Abstract: The lattice Boltzmann method, now widely used for a variety of applications, has also been extended to model multi-phase flows through different formulations. While already applied to many different configurations in the low Weber and Reynolds number regimes, applications to higher Weber/Reynolds numbers or larger density/viscosity ratios are still the topic of active research. In this study, through a combination of the decoupled phase-field formulation -- conservative Allen-Cahn equation -- and a cumulants-based collision operator for a low-Mach pressure-based flow solver, we present an algorithm that can be used for higher Reynolds/Weber numbers.

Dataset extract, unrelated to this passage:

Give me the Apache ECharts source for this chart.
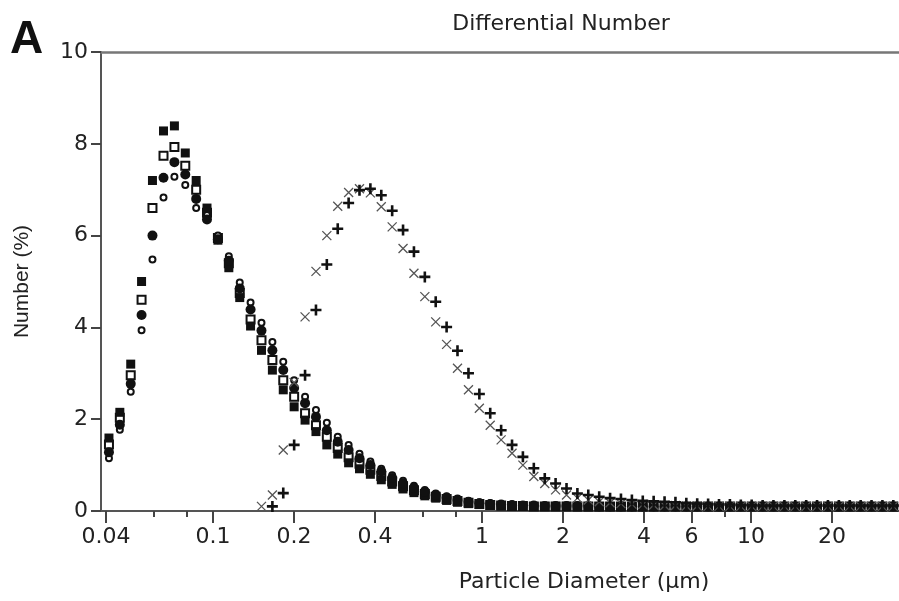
<!DOCTYPE html>
<html>
<head>
<meta charset="utf-8">
<script src="https://cdn.jsdelivr.net/npm/echarts@6/dist/echarts.min.js"></script>
<style>
  html, body { margin: 0; padding: 0; background: #fff; }
  #chart { width: 899px; height: 601px; }
</style>
</head>
<body>
<div id="chart"></div>
<script>
// channel diameters (um)
var diameters = [0.0410, 0.0450, 0.0494, 0.0542, 0.0595, 0.0654, 0.0718, 0.0788, 0.0865, 0.0949,
  0.1042, 0.1144, 0.1256, 0.1378, 0.1513, 0.1661, 0.1823, 0.2001, 0.2197, 0.2412,
  0.2647, 0.2906, 0.3190, 0.3501, 0.3843, 0.4219, 0.4631, 0.5083, 0.5580, 0.6125,
  0.6723, 0.7380, 0.8101, 0.8899, 0.9768, 1.072, 1.177, 1.292, 1.418, 1.557,
  1.710, 1.876, 2.060, 2.261, 2.482, 2.725, 2.991, 3.283, 3.605, 3.957,
  4.343, 4.768, 5.234, 5.745, 6.306, 6.923, 7.599, 8.342, 9.158, 10.05,
  11.04, 12.11, 13.30, 14.60, 16.03, 17.59, 19.31, 21.20, 23.27, 25.55,
  28.04, 30.78, 33.79, 37.10];

var filledSquare = [1.59, 2.15, 3.2, 5.0, 7.2, 8.28, 8.39, 7.8, 7.2, 6.6,
  5.9, 5.3, 4.65, 4.03, 3.5, 3.07, 2.64, 2.27, 1.98, 1.73,
  1.44, 1.24, 1.05, 0.92, 0.8, 0.68, 0.58, 0.48, 0.4, 0.33,
  0.28, 0.23, 0.19, 0.16, 0.14, 0.12, 0.11, 0.11, 0.1, 0.1,
  0.1, 0.1, 0.1, 0.09, 0.09, 0.09, 0.09, 0.09, 0.09, 0.09,
  0.09, 0.09, 0.09, 0.09, 0.09, 0.09, 0.09, 0.09, 0.09, 0.09,
  0.09, 0.09, 0.09, 0.09, 0.09, 0.09, 0.09, 0.09, 0.09, 0.09,
  0.09, 0.09, 0.09, 0.09];

var openSquare = [1.45, 2.03, 2.96, 4.6, 6.6, 7.74, 7.93, 7.52, 7.0, 6.5,
  5.95, 5.4, 4.75, 4.17, 3.72, 3.29, 2.85, 2.49, 2.13, 1.87,
  1.62, 1.37, 1.17, 1.03, 0.9, 0.76, 0.64, 0.54, 0.45, 0.37,
  0.31, 0.26, 0.22, 0.18, 0.15, 0.13, 0.12, 0.11, 0.11, 0.1,
  0.1, 0.1, 0.1, 0.1, 0.1, 0.1, 0.1, 0.1, 0.1, 0.1,
  0.1, 0.1, 0.1, 0.1, 0.1, 0.1, 0.1, 0.1, 0.1, 0.1,
  0.1, 0.1, 0.1, 0.1, 0.1, 0.1, 0.1, 0.1, 0.1, 0.1,
  0.1, 0.1, 0.1, 0.1];

var filledCircle = [1.28, 1.88, 2.77, 4.27, 6.0, 7.26, 7.6, 7.33, 6.8, 6.35,
  5.92, 5.45, 4.85, 4.39, 3.93, 3.5, 3.07, 2.68, 2.35, 2.05,
  1.76, 1.51, 1.33, 1.15, 1.0, 0.86, 0.72, 0.6, 0.5, 0.42,
  0.35, 0.29, 0.24, 0.2, 0.17, 0.15, 0.14, 0.13, 0.12, 0.12,
  0.11, 0.11, 0.11, 0.11, 0.11, 0.1, 0.1, 0.1, 0.1, 0.1,
  0.1, 0.1, 0.1, 0.1, 0.1, 0.1, 0.1, 0.1, 0.1, 0.1,
  0.1, 0.1, 0.1, 0.1, 0.1, 0.1, 0.1, 0.1, 0.1, 0.1,
  0.1, 0.1, 0.1, 0.1];

var openCircle = [1.15, 1.77, 2.6, 3.94, 5.48, 6.83, 7.28, 7.1, 6.6, 6.45,
  6.0, 5.55, 4.98, 4.54, 4.1, 3.68, 3.25, 2.85, 2.49, 2.2,
  1.92, 1.62, 1.44, 1.25, 1.08, 0.92, 0.78, 0.66, 0.55, 0.46,
  0.38, 0.32, 0.27, 0.22, 0.19, 0.17, 0.15, 0.14, 0.13, 0.13,
  0.12, 0.12, 0.12, 0.11, 0.11, 0.11, 0.11, 0.11, 0.11, 0.11,
  0.11, 0.11, 0.11, 0.11, 0.11, 0.11, 0.11, 0.11, 0.11, 0.11,
  0.11, 0.11, 0.11, 0.11, 0.11, 0.11, 0.11, 0.11, 0.11, 0.11,
  0.11, 0.11, 0.11, 0.11];

var crossX = [null, null, null, null, null, null, null, null, null, null,
  null, null, null, null, 0.1, 0.35, 1.33, 2.8, 4.23, 5.22,
  6.0, 6.64, 6.94, 7.02, 6.93, 6.63, 6.19, 5.72, 5.18, 4.67,
  4.12, 3.63, 3.11, 2.64, 2.24, 1.87, 1.55, 1.26, 1.0, 0.75,
  0.6, 0.46, 0.35, 0.28, 0.24, 0.2, 0.18, 0.16, 0.15, 0.14,
  0.13, 0.12, 0.12, 0.11, 0.11, 0.1, 0.1, 0.1, 0.1, 0.1,
  0.1, 0.1, 0.1, 0.1, 0.1, 0.1, 0.1, 0.1, 0.1, 0.1,
  0.1, 0.1, 0.1, 0.1];

var plusMark = [null, null, null, null, null, null, null, null, null, null,
  null, null, null, null, null, 0.1, 0.39, 1.44, 2.96, 4.38,
  5.37, 6.15, 6.71, 6.99, 7.02, 6.88, 6.54, 6.12, 5.65, 5.1,
  4.56, 4.01, 3.49, 3.0, 2.55, 2.13, 1.76, 1.44, 1.18, 0.93,
  0.71, 0.6, 0.49, 0.38, 0.35, 0.31, 0.28, 0.26, 0.24, 0.22,
  0.21, 0.2, 0.19, 0.17, 0.16, 0.15, 0.14, 0.14, 0.13, 0.13,
  0.12, 0.12, 0.12, 0.12, 0.12, 0.12, 0.12, 0.12, 0.12, 0.12,
  0.12, 0.12, 0.12, 0.12];

var majorTicks = [0.04, 0.1, 0.2, 0.4, 1, 2, 4, 6, 10, 20, 40];
var majorLabels = ['0.04', '0.1', '0.2', '0.4', '1', '2', '4', '6', '10', '20', '40'];
var minorTicks = [0.06, 0.08, 0.6, 0.8, 8];

var font = 'Liberation Sans, Arial, sans-serif';
var wideFont = 'DejaVu Sans, sans-serif';

function toPoints(vals) {
  var out = [];
  for (var i = 0; i < vals.length; i++) {
    if (vals[i] !== null) out.push([Math.log10(diameters[i]), vals[i]]);
  }
  return out;
}

var xMin = Math.log10(0.0383);
var xMax = Math.log10(42.1);

var baseX = {
  type: 'value',
  min: xMin,
  max: xMax,
  splitLine: { show: false }
};

var chart = echarts.init(document.getElementById('chart'));
chart.setOption({
  animation: false,
  backgroundColor: '#fff',
  title: [
    { text: 'A', left: 5, top: 12, textStyle: { fontFamily: font, fontSize: 46, fontWeight: 'bold', color: '#111' } },
    { text: 'Differential Number', left: 556, top: 8, textAlign: 'center',
      textStyle: { fontFamily: wideFont, fontSize: 22, fontWeight: 'normal', color: '#222' } },
    { text: 'Particle Diameter (\u00b5m)', left: 579, top: 566, textAlign: 'center',
      textStyle: { fontFamily: wideFont, fontSize: 22, fontWeight: 'normal', color: '#222' } }
  ],
  grid: { left: 101, top: 52, width: 818, height: 459, outerBoundsMode: 'none', containLabel: false },
  xAxis: [
    Object.assign({}, baseX, {
      position: 'bottom',
      axisLine: { show: true, onZero: false, lineStyle: { color: '#555', width: 2 } },
      axisTick: { show: true, length: 12, customValues: majorTicks.map(Math.log10),
        lineStyle: { color: '#444', width: 2 } },
      axisLabel: {
        customValues: majorTicks.map(Math.log10),
        fontFamily: wideFont, fontSize: 22, color: '#222', margin: 15,
        formatter: function (v) {
          for (var i = 0; i < majorTicks.length; i++) {
            if (Math.abs(Math.log10(majorTicks[i]) - v) < 1e-6) return majorLabels[i];
          }
          return '';
        }
      }
    }),
    Object.assign({}, baseX, {
      position: 'bottom',
      axisLine: { show: false, onZero: false },
      axisTick: { show: true, length: 6, customValues: minorTicks.map(Math.log10),
        lineStyle: { color: '#444', width: 2 } },
      axisLabel: { show: false }
    }),
    Object.assign({}, baseX, {
      position: 'top',
      axisLine: { show: true, onZero: false, lineStyle: { color: '#777', width: 2.5 } },
      axisTick: { show: false },
      axisLabel: { show: false }
    })
  ],
  yAxis: {
    type: 'value',
    min: 0,
    max: 10,
    interval: 2,
    name: 'Number (%)',
    nameLocation: 'middle',
    nameGap: 68,
    nameTextStyle: { fontFamily: font, fontSize: 21, color: '#222' },
    axisLine: { show: true, onZero: false, lineStyle: { color: '#555', width: 2 } },
    axisTick: { show: true, length: 10, lineStyle: { color: '#444', width: 2 } },
    axisLabel: { fontFamily: wideFont, fontSize: 22, color: '#222', margin: 13 },
    splitLine: { show: false }
  },
  series: [
    { name: 'open square', type: 'scatter', symbol: 'emptyRect', symbolSize: 8,
      itemStyle: { color: '#111', borderColor: '#111', borderWidth: 1.5, opacity: 1 }, data: toPoints(openSquare) },
    { name: 'open circle', type: 'scatter', symbol: 'emptyCircle', symbolSize: 6,
      itemStyle: { color: '#111', borderColor: '#111', borderWidth: 1.3, opacity: 1 }, data: toPoints(openCircle) },
    { name: 'filled square', type: 'scatter', symbol: 'rect', symbolSize: 9,
      itemStyle: { color: '#111', opacity: 1 }, data: toPoints(filledSquare) },
    { name: 'filled circle', type: 'scatter', symbol: 'circle', symbolSize: 10,
      itemStyle: { color: '#111', opacity: 1 }, data: toPoints(filledCircle) },
    { name: 'cross', type: 'scatter', symbol: 'path://M0,0L10,10M10,0L0,10', symbolSize: 9,
      itemStyle: { color: 'transparent', borderColor: '#555', borderWidth: 1.3, opacity: 1 }, data: toPoints(crossX) },
    { name: 'plus', type: 'scatter', symbol: 'path://M5,0L5,10M0,5L10,5', symbolSize: 11,
      itemStyle: { color: 'transparent', borderColor: '#111', borderWidth: 2.6, opacity: 1 }, data: toPoints(plusMark) }
  ]
});
</script>
</body>
</html>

The algorithm is validated through a variety of test-cases, starting with the Rayleigh-Taylor instability both in 2-D and 3-D, followed by the impact of a droplet on a liquid sheet. In all simulations, the solver is shown to correctly capture the dynamics of the flow and match reference results very well. As the final test-case, the solver is used to model droplet splashing on a thin liquid sheet in 3-D with a density ratio of 1000 and kinematic viscosity ratio of 15 -- matching the water/air system -- at We=8000 and Re=1000. The results show that the solver correctly captures the fingering instabilities at the crown rim and their subsequent breakup, in agreement with experimental and numerical observations reported in the literature.